Nor, it seems, has his MSNBC appearance given them a good reason to. Quite the contrary: In the face of mounting evidence that Reade’s allegations are more than the baseless smear his campaign has dismissed them to be, Biden has mostly faded into the background while his surrogates, supporters, and some pundits went to bat for him, deploying timeworn canards about sexual assault victims and what circumstances justify disbelieving them, or dismissing Reade outright before a fuller picture sees daylight. When pressed on the latest developments — that Reade told a neighbor and a former co-worker about her assault shortly after it’s alleged to have happened, according to Business Insider — columnists from the New York Times to the Nation stepped up to discredit her, and politicos from Stacey Abrams to Nancy Pelosi reaffirmed their support of the vice-president.

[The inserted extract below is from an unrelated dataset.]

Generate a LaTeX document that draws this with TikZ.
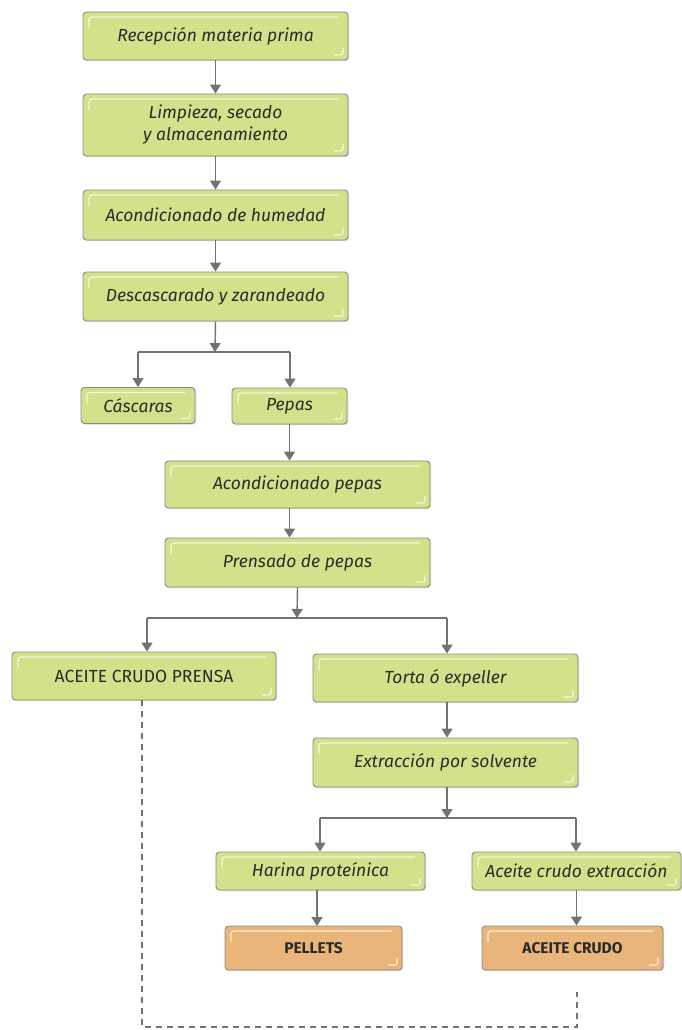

Even Kirsten Gillibrand, who drew ire from within the Democratic Party when she pushed for Al Franken to resign after evidence of his misconduct surfaced in 2017, doubled down on her support. (That it’s fallen mostly on women to speak for Biden when he’s hesitant to speak for himself — and will likely continue to be — indicts both his strategy and the sexist standards from which it profits.)
We’re now at the point where corroborating testimony supporting Reade’s allegations meets or exceeds the threshold established by those made against Supreme Court Justice Brett Kavanaugh and President Trump. Many of their defenses are now being deployed to protect a man whose efforts to nullify the former’s power and depose the latter are being framed by his supporters, and even some of his skeptics, as America’s best alternative to catastrophe, moral and otherwise. Opportunism guides political behavior as much as cynicism and hypocrisy shape it. That’s about as involved an explanation as this reversal merits, I think. More striking is that Biden hasn’t had to do much of the defending himself. Mounting evidence supporting Reade’s claim makes things harder, but he’s largely staying true to the strategy that’s guided his campaign since early on, which holds that the winningest Biden is one to be imagined, not seen, heard, or even thought about too hard. His staff recognizes that the less its candidate speaks, the less opportunity his supporters have to neglect evidence that undermines their faith — in his competence, his election odds, and, increasingly, his innocence. If there’s one thing for which the Democrats have yet to punish Biden this cycle, it’s his silence in the face of lingering doubt. To change that now would be to change the very foundation of his campaign’s success.